The major problem with the article is that Kerin spectacularly fails to make his case against the AFL, proceeding first by innuendo in the aftermath of the Melbourne Storm debacle – Brian Waldron says everyone cheats and the AFL uncovered evidence of this a decade ago and fined clubs; and secondly, simply by offering an ideological assertion devoid of any proof that competitive balance would “probably” improve in the absence of a salary cap with a free market in players and clubs.
Ross Booth has examined the evidence in a paper in Economic Papers December 2004 titled The economics of achieving competitive balance in the AFL 1897-2004. Booth’s analysis characterises the clubs as win maximisers subject to a budget constraint as opposed to profit maximising businesses. The league itself is concerned with profit maximisation and adopts a range of measures designed to ensure competitive balance as this will heighten the level of interest in the competition, to the benefit of all clubs. In order to achieve greater competitive balance the AFL has instituted salary caps, player drafts and fiscal equalisation strategies. And by and large it has been successful in terms of achieving competitive balance. In the 11 years from 1998 to 2009 all bar three of the 16 clubs (Richmond, Western Bulldogs, Fremantle) have played in a Grand Final, and two of those clubs may be a chance to play in a Grand Final this year. Similarly, all bar one club (Geelong) has finished in the bottom four over that time. This seems to present a prima facie case that the AFL is doing some things right in the quest for competitive balance. Booth provides a much more rigorous analysis of the issue of competitive balance.
It may be that there are rorts in the AFL system and it is certain that clubs will sail as close to the wind as they can within their interpretation of the rules. They will “probably” get busted soon enough if they go too far. But it remains true that football supporters can see evidence that with good recruitment and player management the fortunes of a wooden spoon club can be turned around with a “5 year plan”. Compare this situation with the home of free market economics in sport, the European Soccer Leagues. Any club can win the Scottish League if they are called Celtic or Rangers. Any club can win the English Premier League if they are called Man U, Chelsea or Arsenal (perhaps Liverpool), or if they are taken over by some megalomaniac kleptocrat. And the other European Leagues are just as bad. At this point the proponent of free market economics in sport would probably prefer not to consider the parlous financial state of the clubs within the EPL, and especially of those subject to the promotion / relegation yoyo. Nor would they wish to consider the state of play within the various American sports leagues where greater regulation, as in the NFL, tends to lead to greater competitive balance and stronger growth when compared to the more unregulated market based MLB (goddam Yankees).

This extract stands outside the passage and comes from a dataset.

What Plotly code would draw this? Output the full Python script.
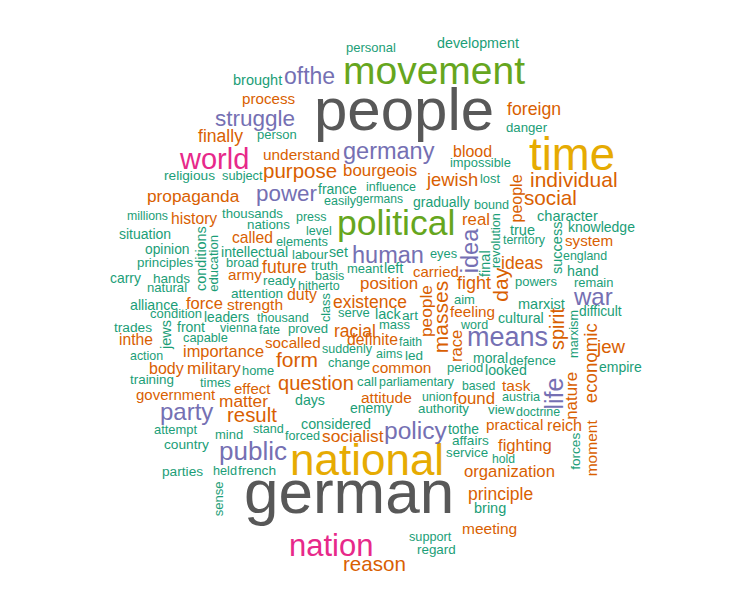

Paul Kerin has committed a fundamental category error by identifying the clubs as profit maximisers, identified a problem which has been tackled with reasonable success some time ago (rorting the salary cap), and proposed a defective solution based on an ideological presumption that free markets are inherently superior without considering any evidence from free market based sports leagues. All in all he has given us a wooden spoon standard contribution to any discussion about the future of the AFL.
A free market in sports is, to paraphrase George Orwell, like having a Celtic boot and a Rangers boot standing on your face forever.